PROBLEM TO SOLVE —
Omit all pictures, then retype the data exactly as given.

DATA SECTION —
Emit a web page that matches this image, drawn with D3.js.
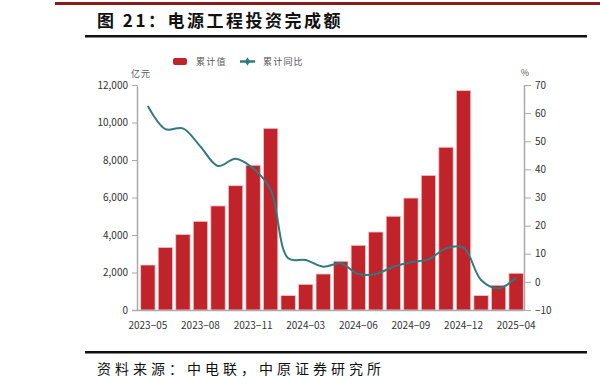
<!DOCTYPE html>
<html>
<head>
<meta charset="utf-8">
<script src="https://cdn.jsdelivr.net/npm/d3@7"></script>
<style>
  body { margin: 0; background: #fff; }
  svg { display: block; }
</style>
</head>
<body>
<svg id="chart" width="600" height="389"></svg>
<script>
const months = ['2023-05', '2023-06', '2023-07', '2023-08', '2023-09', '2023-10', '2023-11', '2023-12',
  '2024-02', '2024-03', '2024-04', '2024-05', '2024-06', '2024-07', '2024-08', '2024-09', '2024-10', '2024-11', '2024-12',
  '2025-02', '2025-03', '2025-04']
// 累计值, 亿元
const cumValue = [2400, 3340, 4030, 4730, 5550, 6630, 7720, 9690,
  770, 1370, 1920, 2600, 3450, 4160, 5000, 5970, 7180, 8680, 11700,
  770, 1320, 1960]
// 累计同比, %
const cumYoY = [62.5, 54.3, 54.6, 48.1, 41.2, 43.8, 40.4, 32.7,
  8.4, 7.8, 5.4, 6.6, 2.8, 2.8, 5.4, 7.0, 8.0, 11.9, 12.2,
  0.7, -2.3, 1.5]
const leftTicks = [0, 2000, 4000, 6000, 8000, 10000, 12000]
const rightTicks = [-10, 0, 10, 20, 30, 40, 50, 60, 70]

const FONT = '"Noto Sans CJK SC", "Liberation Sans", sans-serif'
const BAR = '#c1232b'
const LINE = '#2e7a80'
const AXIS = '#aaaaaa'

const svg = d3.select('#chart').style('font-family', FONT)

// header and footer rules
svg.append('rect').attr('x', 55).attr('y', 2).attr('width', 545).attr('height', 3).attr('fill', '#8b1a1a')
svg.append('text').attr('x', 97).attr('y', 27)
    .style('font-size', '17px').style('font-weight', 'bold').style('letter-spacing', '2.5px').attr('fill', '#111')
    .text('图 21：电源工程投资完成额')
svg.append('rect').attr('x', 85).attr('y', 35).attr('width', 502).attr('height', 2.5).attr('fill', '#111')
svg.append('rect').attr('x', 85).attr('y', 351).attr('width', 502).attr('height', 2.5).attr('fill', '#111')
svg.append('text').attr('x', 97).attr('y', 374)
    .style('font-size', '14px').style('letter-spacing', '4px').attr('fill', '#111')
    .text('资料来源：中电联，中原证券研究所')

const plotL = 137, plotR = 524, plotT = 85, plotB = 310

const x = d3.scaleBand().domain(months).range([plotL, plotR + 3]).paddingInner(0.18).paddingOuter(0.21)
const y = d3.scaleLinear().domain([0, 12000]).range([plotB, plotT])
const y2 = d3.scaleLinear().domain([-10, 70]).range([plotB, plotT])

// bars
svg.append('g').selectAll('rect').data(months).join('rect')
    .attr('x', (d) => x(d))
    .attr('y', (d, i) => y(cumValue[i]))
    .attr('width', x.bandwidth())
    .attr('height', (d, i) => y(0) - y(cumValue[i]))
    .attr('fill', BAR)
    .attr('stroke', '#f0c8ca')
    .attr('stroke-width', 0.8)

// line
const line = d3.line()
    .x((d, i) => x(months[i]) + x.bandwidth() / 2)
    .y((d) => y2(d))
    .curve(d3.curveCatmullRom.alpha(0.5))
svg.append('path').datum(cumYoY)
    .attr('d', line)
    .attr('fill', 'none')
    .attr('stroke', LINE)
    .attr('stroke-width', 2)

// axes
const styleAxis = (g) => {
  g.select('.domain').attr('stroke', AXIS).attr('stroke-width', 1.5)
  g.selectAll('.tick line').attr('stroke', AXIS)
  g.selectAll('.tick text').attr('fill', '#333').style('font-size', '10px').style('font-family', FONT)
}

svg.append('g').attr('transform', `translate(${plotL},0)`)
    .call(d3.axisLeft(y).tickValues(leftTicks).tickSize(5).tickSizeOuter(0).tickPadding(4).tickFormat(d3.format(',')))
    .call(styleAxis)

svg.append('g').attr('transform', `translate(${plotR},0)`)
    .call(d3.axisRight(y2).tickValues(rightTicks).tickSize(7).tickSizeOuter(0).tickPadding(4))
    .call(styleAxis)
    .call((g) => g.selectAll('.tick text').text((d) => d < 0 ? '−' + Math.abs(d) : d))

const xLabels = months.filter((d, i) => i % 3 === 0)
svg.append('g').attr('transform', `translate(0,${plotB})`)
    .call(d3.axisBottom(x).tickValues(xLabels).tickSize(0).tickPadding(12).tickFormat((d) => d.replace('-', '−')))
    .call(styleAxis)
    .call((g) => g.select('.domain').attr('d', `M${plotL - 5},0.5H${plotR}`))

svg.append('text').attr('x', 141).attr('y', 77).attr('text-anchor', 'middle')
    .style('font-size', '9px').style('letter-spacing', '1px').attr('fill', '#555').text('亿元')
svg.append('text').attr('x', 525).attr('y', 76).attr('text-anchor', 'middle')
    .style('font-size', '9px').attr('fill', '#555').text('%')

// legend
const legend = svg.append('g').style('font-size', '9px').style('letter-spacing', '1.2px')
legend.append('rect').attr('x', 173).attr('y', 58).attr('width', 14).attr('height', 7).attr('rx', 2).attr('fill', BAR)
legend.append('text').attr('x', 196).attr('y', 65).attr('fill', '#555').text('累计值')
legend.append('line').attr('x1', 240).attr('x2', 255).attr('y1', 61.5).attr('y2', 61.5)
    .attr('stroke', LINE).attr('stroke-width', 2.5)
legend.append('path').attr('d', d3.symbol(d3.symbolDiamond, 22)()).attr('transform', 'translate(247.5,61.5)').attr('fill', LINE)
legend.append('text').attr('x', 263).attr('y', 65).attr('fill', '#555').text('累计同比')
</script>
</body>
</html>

SOLUTION BELOW —
Emit a web page that matches this image, drawn with D3.js.
<!DOCTYPE html>
<html>
<head>
<meta charset="utf-8">
<script src="https://cdn.jsdelivr.net/npm/d3@7"></script>
<style>
  body { margin: 0; background: #fff; }
  svg { display: block; }
</style>
</head>
<body>
<svg id="chart" width="600" height="389"></svg>
<script>
const months = ['2023-05', '2023-06', '2023-07', '2023-08', '2023-09', '2023-10', '2023-11', '2023-12',
  '2024-02', '2024-03', '2024-04', '2024-05', '2024-06', '2024-07', '2024-08', '2024-09', '2024-10', '2024-11', '2024-12',
  '2025-02', '2025-03', '2025-04']
// 累计值, 亿元
const cumValue = [2400, 3340, 4030, 4730, 5550, 6630, 7720, 9690,
  770, 1370, 1920, 2600, 3450, 4160, 5000, 5970, 7180, 8680, 11700,
  770, 1320, 1960]
// 累计同比, %
const cumYoY = [62.5, 54.3, 54.6, 48.1, 41.2, 43.8, 40.4, 32.7,
  8.4, 7.8, 5.4, 6.6, 2.8, 2.8, 5.4, 7.0, 8.0, 11.9, 12.2,
  0.7, -2.3, 1.5]
const leftTicks = [0, 2000, 4000, 6000, 8000, 10000, 12000]
const rightTicks = [-10, 0, 10, 20, 30, 40, 50, 60, 70]

const FONT = '"Noto Sans CJK SC", "Liberation Sans", sans-serif'
const BAR = '#c1232b'
const LINE = '#2e7a80'
const AXIS = '#aaaaaa'

const svg = d3.select('#chart').style('font-family', FONT)

// header and footer rules
svg.append('rect').attr('x', 55).attr('y', 2).attr('width', 545).attr('height', 3).attr('fill', '#8b1a1a')
svg.append('text').attr('x', 97).attr('y', 27)
    .style('font-size', '17px').style('font-weight', 'bold').style('letter-spacing', '2.5px').attr('fill', '#111')
    .text('图 21：电源工程投资完成额')
svg.append('rect').attr('x', 85).attr('y', 35).attr('width', 502).attr('height', 2.5).attr('fill', '#111')
svg.append('rect').attr('x', 85).attr('y', 351).attr('width', 502).attr('height', 2.5).attr('fill', '#111')
svg.append('text').attr('x', 97).attr('y', 374)
    .style('font-size', '14px').style('letter-spacing', '4px').attr('fill', '#111')
    .text('资料来源：中电联，中原证券研究所')

const plotL = 137, plotR = 524, plotT = 85, plotB = 310

const x = d3.scaleBand().domain(months).range([plotL, plotR + 3]).paddingInner(0.18).paddingOuter(0.21)
const y = d3.scaleLinear().domain([0, 12000]).range([plotB, plotT])
const y2 = d3.scaleLinear().domain([-10, 70]).range([plotB, plotT])

// bars
svg.append('g').selectAll('rect').data(months).join('rect')
    .attr('x', (d) => x(d))
    .attr('y', (d, i) => y(cumValue[i]))
    .attr('width', x.bandwidth())
    .attr('height', (d, i) => y(0) - y(cumValue[i]))
    .attr('fill', BAR)
    .attr('stroke', '#f0c8ca')
    .attr('stroke-width', 0.8)

// line
const line = d3.line()
    .x((d, i) => x(months[i]) + x.bandwidth() / 2)
    .y((d) => y2(d))
    .curve(d3.curveCatmullRom.alpha(0.5))
svg.append('path').datum(cumYoY)
    .attr('d', line)
    .attr('fill', 'none')
    .attr('stroke', LINE)
    .attr('stroke-width', 2)

// axes
const styleAxis = (g) => {
  g.select('.domain').attr('stroke', AXIS).attr('stroke-width', 1.5)
  g.selectAll('.tick line').attr('stroke', AXIS)
  g.selectAll('.tick text').attr('fill', '#333').style('font-size', '10px').style('font-family', FONT)
}

svg.append('g').attr('transform', `translate(${plotL},0)`)
    .call(d3.axisLeft(y).tickValues(leftTicks).tickSize(5).tickSizeOuter(0).tickPadding(4).tickFormat(d3.format(',')))
    .call(styleAxis)

svg.append('g').attr('transform', `translate(${plotR},0)`)
    .call(d3.axisRight(y2).tickValues(rightTicks).tickSize(7).tickSizeOuter(0).tickPadding(4))
    .call(styleAxis)
    .call((g) => g.selectAll('.tick text').text((d) => d < 0 ? '−' + Math.abs(d) : d))

const xLabels = months.filter((d, i) => i % 3 === 0)
svg.append('g').attr('transform', `translate(0,${plotB})`)
    .call(d3.axisBottom(x).tickValues(xLabels).tickSize(0).tickPadding(12).tickFormat((d) => d.replace('-', '−')))
    .call(styleAxis)
    .call((g) => g.select('.domain').attr('d', `M${plotL - 5},0.5H${plotR}`))

svg.append('text').attr('x', 141).attr('y', 77).attr('text-anchor', 'middle')
    .style('font-size', '9px').style('letter-spacing', '1px').attr('fill', '#555').text('亿元')
svg.append('text').attr('x', 525).attr('y', 76).attr('text-anchor', 'middle')
    .style('font-size', '9px').attr('fill', '#555').text('%')

// legend
const legend = svg.append('g').style('font-size', '9px').style('letter-spacing', '1.2px')
legend.append('rect').attr('x', 173).attr('y', 58).attr('width', 14).attr('height', 7).attr('rx', 2).attr('fill', BAR)
legend.append('text').attr('x', 196).attr('y', 65).attr('fill', '#555').text('累计值')
legend.append('line').attr('x1', 240).attr('x2', 255).attr('y1', 61.5).attr('y2', 61.5)
    .attr('stroke', LINE).attr('stroke-width', 2.5)
legend.append('path').attr('d', d3.symbol(d3.symbolDiamond, 22)()).attr('transform', 'translate(247.5,61.5)').attr('fill', LINE)
legend.append('text').attr('x', 263).attr('y', 65).attr('fill', '#555').text('累计同比')
</script>
</body>
</html>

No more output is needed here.